Interviewed April 2011.
Christina Perri has made a major splash with pop fans on her debut single "Jar Of Hearts." She has been the recipient of acclaim both for her distinctive vocals and her the emotional impact of her songwriting. I caught up with her via phone on April 3, 2011 as she was beginning promotion of her debut album LoveStrong. The album is scheduled to hit stores May 10, 2011.
Bill: Where are you today?
Christina: I am in Los Angeles. I am home drinkin' coffee.
Bill: That sounds very nice.
Christina: Thank you. It never happens.
Bill: I would expect you have had a whirlwind last nine months or so.
Christina: I have. That's exactly right. I feel like I really haven't stopped.
Bill: Are you used to it by now?
Christina: You know, I'm used to the feeling of, "Oop, here we go!" Like three countries in three days or flying around the world. That's stuff I'm like getting kind of adjusted to, but the things that happen every day I don't think I could ever be used to. I think there is this element of magic. You know, there's scary stuff, and then there's like amazing heartwarming stuff. Such a rad balance.
Bill: Could you pick out any most rewarding thing about the success in the last year?
Christina: Yes, I would say there's a couple that really stand out for me. The first being waking up every morning and getting to be me and play music. You know, forever I was a waitress and covered all my tattoos. I had to do that thing, and so I wake up simply every morning so grateful that I get to not do that, and that I get to do whatever crazy thing I'm doing. It has everything to do with my dreams and music and stuff. So there's that just basic principle in my life. I'm extremely grateful every day.

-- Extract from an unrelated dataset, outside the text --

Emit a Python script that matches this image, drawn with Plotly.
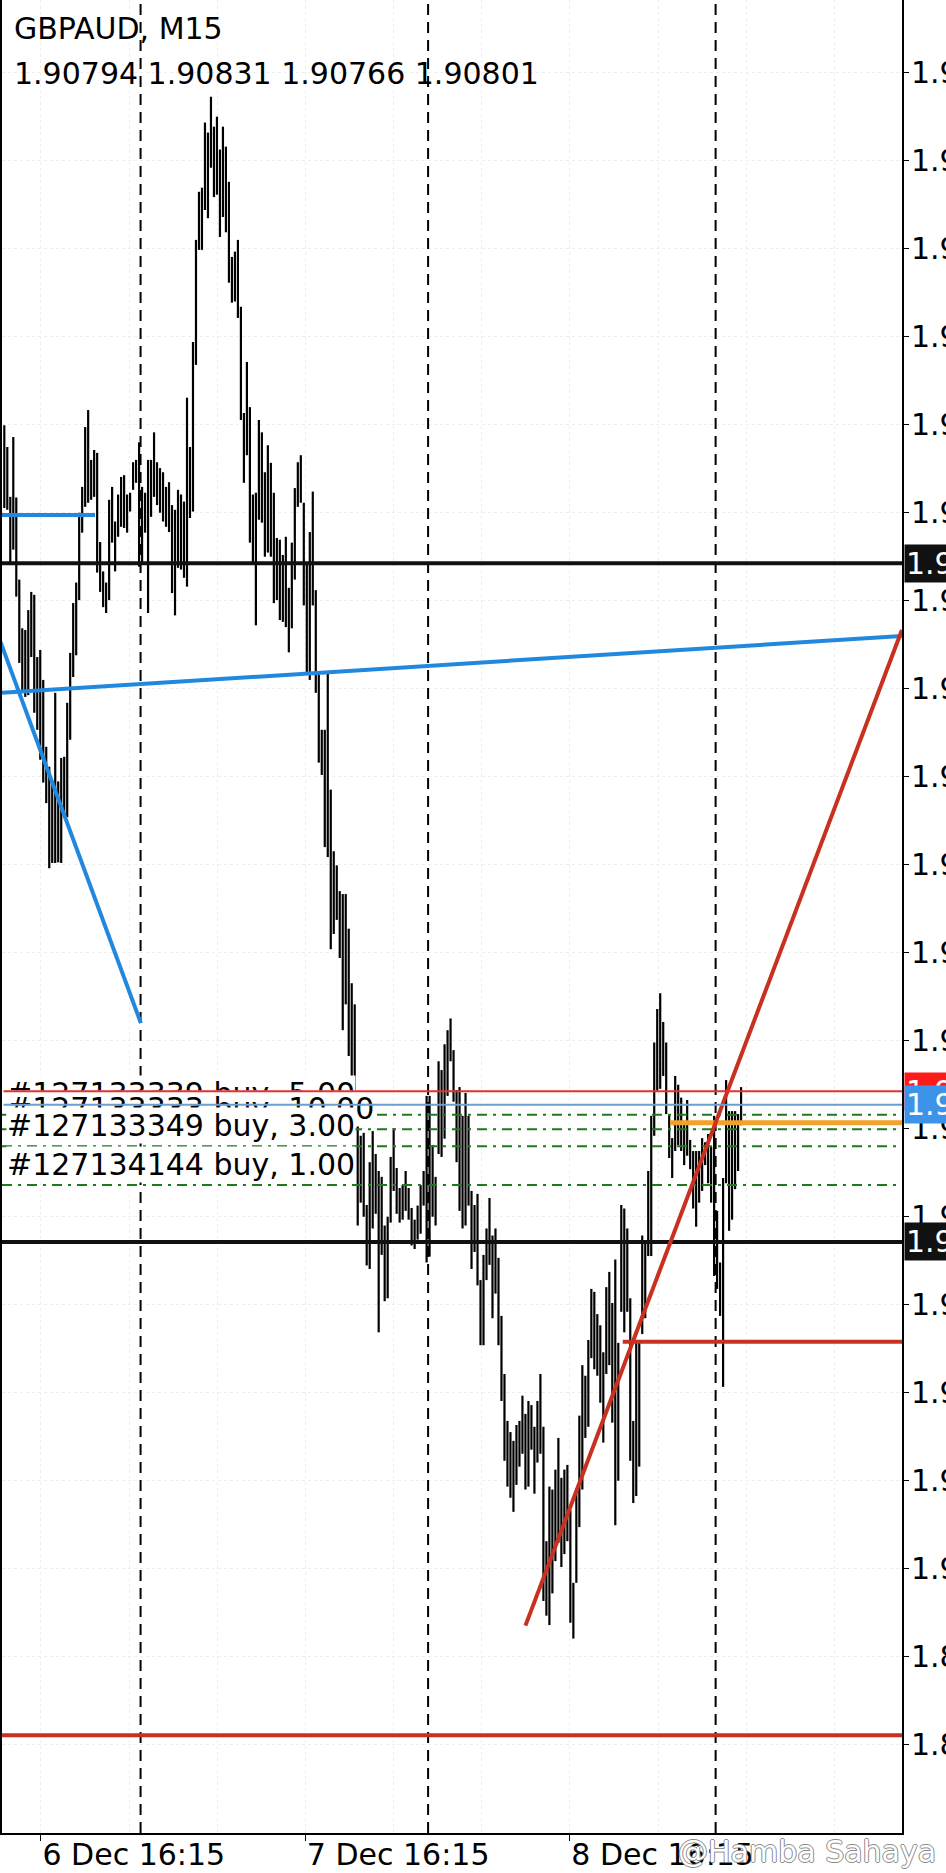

Then, there's these e-mails and letters and comments and some things I get from people that tell me that their hearts feel better and write me these elaborate stories. I have this e-mail address set up just for people to do that other than Facebook and stuff, and I write them back and we have this ongoing communication or I do with the people who like "Jar Of Hearts" and my music. That part blows my mind every day and totally warms my heart. So there's a lot of that stuff. There's a lot of...I can't believe how wonderful this life is and these feelings are and these things and my opportunities. It's just all really amazing.
Bill: Then on the other side, what's been the most difficult?
Christina: The most challenging stuff. I feel like there's almost the equal of a challenging thing every day that there is to the amazing, heartwarming thing whether it be my nerves because I'm just this little human who my stomach twists up in a knot before I play every time, and there's that every day. There's making the album in 33 days running back and forth. We rented two rooms in one studio. So I was doing the vocals and the piano and the guitar and the harmonies and the doubles and I was just running back and forth and back and forth and getting it done in such a short amount of time. Having to unstitch my stitches that I've put on my own heart for every song, because if I don't go in there and step back into 2002 or 2007 or when I wrote these songs, then nobody is gonna believe me, and it's not a piece of art I want to put out in the world if it's not super authentic. So there was THAT every day. I mean I would like roll home crying in my car and have to stop and go get a chocolate milkshake because I was just so emotional and vulnerable and raw.
Like I said, there's an equal high to all these crazy lows. It's still the best job ever. I tell everybody I know if I complain just punch me in the face.